If you’re a Michigander like me, you grew up going to one of the Great Lakes for a day at the beach. As a kid, I didn’t know how lucky I was to witness the variety of minerals and rocks along the lakeshore. No where else in the world can you see that variety. I would look for our state rock, the Petoskey stone. I didn’t even know that Michigan had a state gem, the Isle Royale Greenstone (aka Chlorastrolite.)
I’ve always been a rock hound of sorts, and many Michiganders share my passion. There’s so much to know about our rocks and minerals. Most of the information in this post comes from a great book called, Michigan Rocks and Minerals, by Dan and Bob Lynch. I’d highly recommend it if you’re a serious rock hound.
Their book brought up questions I’d never considered before.
*What’s the difference between a MINERAL and a ROCK?
A mineral is a crystallized version of a chemical compound. Most gemstones are minerals. For example, a diamond is crystallized carbon. Quartz is crystallized silicon dioxide. Rocks are a conglomerate of minerals. Lapis Lazuli is an example of a gem that’s actually a rock. Its main ingredient is lazurite, but it also has minerals like calcite, pyrite, and mica. While minerals have characteristics, such as hardness or refractive index, that can be identified throughout the mineral, the characteristics of a rock vary depending on which spot of the rock you’re testing.
*What’s the difference between rock hunting in the Upper Peninsula vs. the Lower Peninsula?
The U.P. and L.P. are geologically very different.
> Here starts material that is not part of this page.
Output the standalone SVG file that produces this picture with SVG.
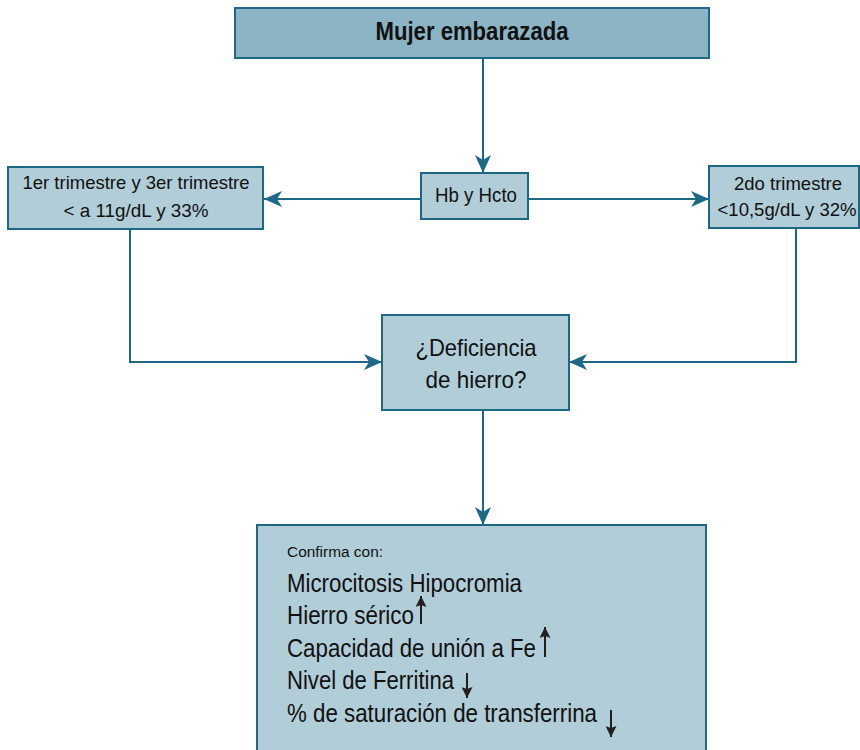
<svg xmlns="http://www.w3.org/2000/svg" width="860" height="750" viewBox="0 0 860 750">
<style>
text{font-family:"Liberation Sans",Arial,sans-serif;fill:#111;}
.box{fill:#b0cdd8;stroke:#1d6787;stroke-width:2;}
.top{fill:#8bb4c4;stroke:#1d6787;stroke-width:2;}
.conn{fill:none;stroke:#1d6787;stroke-width:2;}
.small{fill:none;stroke:#231f20;stroke-width:2;}
.c{text-anchor:middle;}
</style>
<defs>
<marker id="ah" viewBox="0 0 18 16" refX="18" refY="8" markerWidth="18" markerHeight="16" markerUnits="userSpaceOnUse" orient="auto">
<path d="M0,0 L18,8 L0,16 L5,8 z" fill="#1d6787"/>
</marker>
<marker id="bh" viewBox="0 0 11 11" refX="11" refY="5.5" markerWidth="11" markerHeight="11" markerUnits="userSpaceOnUse" orient="auto">
<path d="M0,0 L11,5.5 L0,11 L2,5.5 z" fill="#231f20"/>
</marker>
</defs>
<g id="connectors">
<path class="conn" d="M483,58 V173" marker-end="url(#ah)"/>
<path class="conn" d="M421,199 H264" marker-end="url(#ah)"/>
<path class="conn" d="M528,199 H709" marker-end="url(#ah)"/>
<path class="conn" d="M130,229 V362 H382" marker-end="url(#ah)"/>
<path class="conn" d="M796,228 V362 H569" marker-end="url(#ah)"/>
<path class="conn" d="M483,410 V525" marker-end="url(#ah)"/>
</g>
<g id="mujer">
<rect class="top" x="235" y="8" width="474" height="50"/>
<text class="c" x="472" y="40" font-size="25" font-weight="bold" textLength="193" lengthAdjust="spacingAndGlyphs">Mujer embarazada</text>
</g>
<g id="hb">
<rect class="box" x="421" y="173" width="107" height="46"/>
<text class="c" x="476" y="202" font-size="20" textLength="82" lengthAdjust="spacingAndGlyphs">Hb y Hcto</text>
</g>
<g id="trim13">
<rect class="box" x="8" y="167" width="255" height="62"/>
<text class="c" x="136" y="189" font-size="19" textLength="227" lengthAdjust="spacingAndGlyphs">1er trimestre y 3er trimestre</text>
<text class="c" x="136" y="217" font-size="19" textLength="145" lengthAdjust="spacingAndGlyphs">&lt; a 11g/dL y 33%</text>
</g>
<g id="trim2">
<rect class="box" x="709" y="166" width="150" height="62"/>
<text class="c" x="788" y="190" font-size="19" textLength="108" lengthAdjust="spacingAndGlyphs">2do trimestre</text>
<text class="c" x="787" y="216" font-size="19" textLength="139" lengthAdjust="spacingAndGlyphs">&lt;10,5g/dL y 32%</text>
</g>
<g id="deficiencia">
<rect class="box" x="382" y="315" width="187" height="95"/>
<text class="c" x="476" y="356" font-size="24" textLength="121" lengthAdjust="spacingAndGlyphs">¿Deficiencia</text>
<text class="c" x="476" y="388" font-size="24" textLength="101" lengthAdjust="spacingAndGlyphs">de hierro?</text>
</g>
<g id="confirma">
<rect class="box" x="257" y="525" width="449" height="235"/>
<text x="287" y="557" font-size="14" textLength="96" lengthAdjust="spacingAndGlyphs">Confirma con:</text>
<text x="287" y="592" font-size="25" textLength="235" lengthAdjust="spacingAndGlyphs">Microcitosis Hipocromia</text>
<text x="287" y="624" font-size="25" textLength="127" lengthAdjust="spacingAndGlyphs">Hierro sérico</text>
<text x="287" y="657" font-size="25" textLength="249" lengthAdjust="spacingAndGlyphs">Capacidad de unión a Fe</text>
<text x="287" y="689" font-size="25" textLength="167" lengthAdjust="spacingAndGlyphs">Nivel de Ferritina</text>
<text x="287" y="722" font-size="25" textLength="310" lengthAdjust="spacingAndGlyphs">% de saturación de transferrina</text>
<path class="small" d="M421,624 V596" marker-end="url(#bh)"/>
<path class="small" d="M545,657 V627" marker-end="url(#bh)"/>
<path class="small" d="M467,673 V698" marker-end="url(#bh)"/>
<path class="small" d="M611,710 V737" marker-end="url(#bh)"/>
</g>
</svg>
The U.P. is formed from volcanic rock. It is rich in the elements of copper, iron, manganese, and even gold. Those elements lend themselves to minerals like azurite, chrysocolla, and hematite. The L.P. is formed from sedimentary rock. It has a lot of limestone, shale, and gypsum. Most of the pretty Michigan minerals, in my opinion, are found in the Upper Peninsula.
*What are some basic tools needed to identify rocks and minerals?
If you do want to do some rock identification, you’ll need a few simple tools. Of course, an identification book is necessary. But one of the main ways to identify a rock is by its hardness. The Mohs Hardness Scale measures minerals from 1 to 10, with one being the softest and ten the hardest. Most minerals in Michigan fall between 2 and 7. You can estimate a mineral’s hardness using a scratch test, taking care to scratch the specimen in an inconspicuous place. Your fingernail will scratch a mineral of 2.5 hardness or less. A copper penny will scratch a mineral of 3.5 hardness or less. A piece of glass or a steel knife works on minerals of 5.5 or less, and a piece of unglazed porcelain works on minerals of 6.5 or less. So these four inexpensive tools can really help you narrow down the options when you want to identify your find.
Michigan Rocks and Minerals discusses over 200 different materials, giving details such as hardness, common size, and color. The book has color photos of the materials and gives suggestions of where to look for them. I’ve decided I want to look for Lake Superior Agates, Dolomite, and Pudding Stones next summer when I go to the U.P. Wish me luck!!